Most American students like having international students on campus and would even like to see more of them. But why are they not building friendship? Most American students have only a few international friends or less and an even lower percentage of international students claim to have a few American friends. To build these friendships it is important to understand the cause of the disengagement and how to engage in building new friendships between ESL and American students.
Cultural and course choice can play a role in the disengagement of American and international students. Some students claim not to make efforts to get to know one another because they are not in the same class or organizations. Culture likely plays a role in what organizations students choose to belong to.

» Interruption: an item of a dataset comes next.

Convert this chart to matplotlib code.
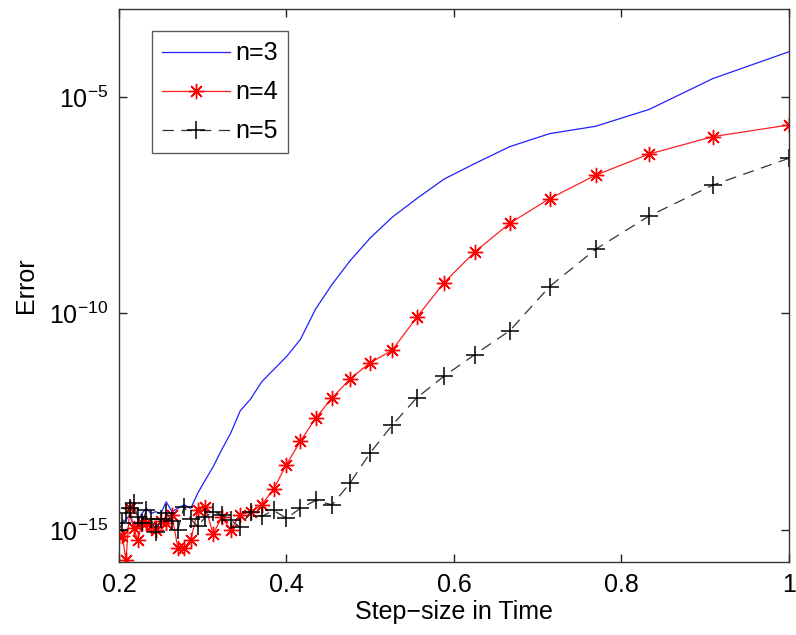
import numpy as np
import matplotlib
matplotlib.use('Agg')
import matplotlib.pyplot as plt
from matplotlib.ticker import FixedLocator, NullLocator

# step sizes (10/N for N = 50 ... 10)
paso = [0.2, 0.2041, 0.2083, 0.2128, 0.2174, 0.2222, 0.2273, 0.2326, 0.2381,
        0.2439, 0.25, 0.2564, 0.2632, 0.2703, 0.2778, 0.2857, 0.2941, 0.3030,
        0.3125, 0.3226, 0.3333, 0.3448, 0.3571, 0.3704, 0.3846, 0.4, 0.4167,
        0.4348, 0.4545, 0.4762, 0.5, 0.5263, 0.5556, 0.5882, 0.625, 0.6667,
        0.7143, 0.7692, 0.8333, 0.9091, 1.0]

# log10 of the error
log_n3 = [-14.85, -14.85, -14.77, -14.65, -14.92, -14.81, -14.62, -14.5,
          -14.62, -14.58, -14.62, -14.35, -14.58, -14.5, -14.42, -14.5,
          -14.15, -13.85, -13.54, -13.15, -12.77, -12.25, -11.98, -11.58,
          -11.3, -11.0, -10.6, -9.9, -9.33, -8.78, -8.26, -7.78, -7.35,
          -6.9, -6.54, -6.15, -5.85, -5.68, -5.29, -4.58, -3.96]
log_n4 = [-15.15, -15.15, -15.7, -14.5, -14.95, -15.23, -14.85, -14.85,
          -14.9, -15.0, -14.8, -14.85, -14.65, -15.42, -15.42, -15.23,
          -14.54, -14.46, -15.1, -14.7, -15.0, -14.65, -14.58, -14.42,
          -14.06, -13.49, -12.95, -12.42, -11.95, -11.51, -11.14, -10.85,
          -10.09, -9.29, -8.58, -7.92, -7.35, -6.81, -6.32, -5.92, -5.65]
log_n5 = [-15.0, -14.84, -14.6, -14.5, -14.38, -14.7, -14.85, -14.55,
          -14.75, -15.04, -14.75, -14.6, -14.8, -15.0, -14.46, -14.75,
          -14.92, -14.7, -14.58, -14.65, -14.77, -14.94, -14.58, -14.69,
          -14.55, -14.73, -14.5, -14.32, -14.42, -13.91, -13.22, -12.58,
          -11.95, -11.45, -10.95, -10.4, -9.38, -8.52, -7.75, -7.04, -6.42]

etiquetas = ['n=3', 'n=4', 'n=5']
xticks = [0.2, 0.4, 0.6, 0.8, 1.0]
xtick_labels = ['0.2', '0.4', '0.6', '0.8', '1']
yticks_exp = [-15, -10, -5]

plt.rcParams['font.family'] = ['Liberation Sans', 'DejaVu Sans']
plt.rcParams['mathtext.fontset'] = 'custom'
plt.rcParams['mathtext.rm'] = 'Liberation Sans'
plt.rcParams['mathtext.it'] = 'Liberation Sans'

fig = plt.figure(figsize=(7.96, 6.35), dpi=100)
ax = fig.add_axes([0.1495, 0.115, 0.8415, 0.8703])

x = np.array(paso)
ax.semilogy(x, 10 ** np.array(log_n3), color='#2020ff', lw=0.9,
            label=etiquetas[0])
ax.semilogy(x, 10 ** np.array(log_n4), color='#ff2020', lw=0.9,
            marker=(8, 2, 0), ms=11, mew=1.0, mec='#ff0000',
            label=etiquetas[1])
ax.semilogy(x, 10 ** np.array(log_n5), color='#333333', lw=0.9,
            ls=(0, (9, 6)), marker='+', ms=13, mew=1.1, mec='black',
            label=etiquetas[2])

ax.set_xlim(0.2, 1.0)
ax.set_ylim(10 ** -15.74, 10 ** -2.98)

ax.set_xticks(xticks)
ax.set_xticklabels(xtick_labels)
ax.yaxis.set_major_locator(FixedLocator([10.0 ** e for e in yticks_exp]))
ax.set_yticklabels([r'$\mathdefault{10^{%d}}$' % e for e in yticks_exp])
ax.yaxis.set_minor_locator(NullLocator())
ax.xaxis.set_minor_locator(NullLocator())

ax.tick_params(which='both', direction='in', top=True, right=True,
               length=6, width=1, labelsize=18, colors='#222222',
               labelcolor='black', pad=8)
for lado in ax.spines.values():
    lado.set_color('#333333')
    lado.set_linewidth(1.0)

ax.set_xlabel('Step\u2212size in Time', fontsize=18, labelpad=2)
ax.set_ylabel('Error', fontsize=18, labelpad=8)

leg = ax.legend(loc='upper left', bbox_to_anchor=(0.05, 0.96), fontsize=18,
                frameon=True, fancybox=False, edgecolor='#333333',
                handlelength=2.7, handletextpad=0.2, borderpad=0.4,
                labelspacing=0.6, borderaxespad=0)
leg.get_frame().set_linewidth(1.0)

plt.savefig('out.png', dpi=100)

Another reason for the disengagement is clearly comfort levels. Some students are not comfortable trying to interact with students from other cultures and few struggles through stepping out of their comfort zones to these valuable new friendships. Communication or lack thereof may be why interacting with those of other ethnicities and cultures can be so uncomfortable for both groups.
Who’s To Blame?
It may not come as surprise to anyone but both groups place the blame on the other for the disengagement and lack of friendships. International students often have a perspective that American student groups are hard to break into and that Americans are uninterested in getting to know them. Likewise American students tend to feel that international students flock together and stay to themselves rather than mingling with the American students.
It is difficult to say who the true blame for the lack of friendships falls on. Most American students believe it does not take extra effort to become friends with international students while an extremely low percentage of American students concur with this belief. Due to America being such a melting pot most American students claim to become friends with whomever they encounter during the day and do not see differences in others.
The key to closing the disengagement gaps could be changing perspectives of both American and international students. International students typically do feel American students are friendly yet unwilling to get to know them. Few American students’ judge international students on their looks, scents, and culture and most simply see them as unique individuals. Both groups may find the other interesting but be taken back by the lack of communication not wanting to offend the other.
Close That Gap
There are steps both international and American students can take to bridge the disengagement gap and build friendships, which basically include involvement in groups that offer a diverse group of interactions. Find a common activity or organization that offers a diverse balance of students an opportunity to get to know one another. This may need to be intentional if you look around yourself and find your friends are not a diverse group. Seek out multicultural events, organizations, and teams. Take some time to reach out to someone who may be a bit different than you and get to know them. The friendships that will be built will be well worth the effort.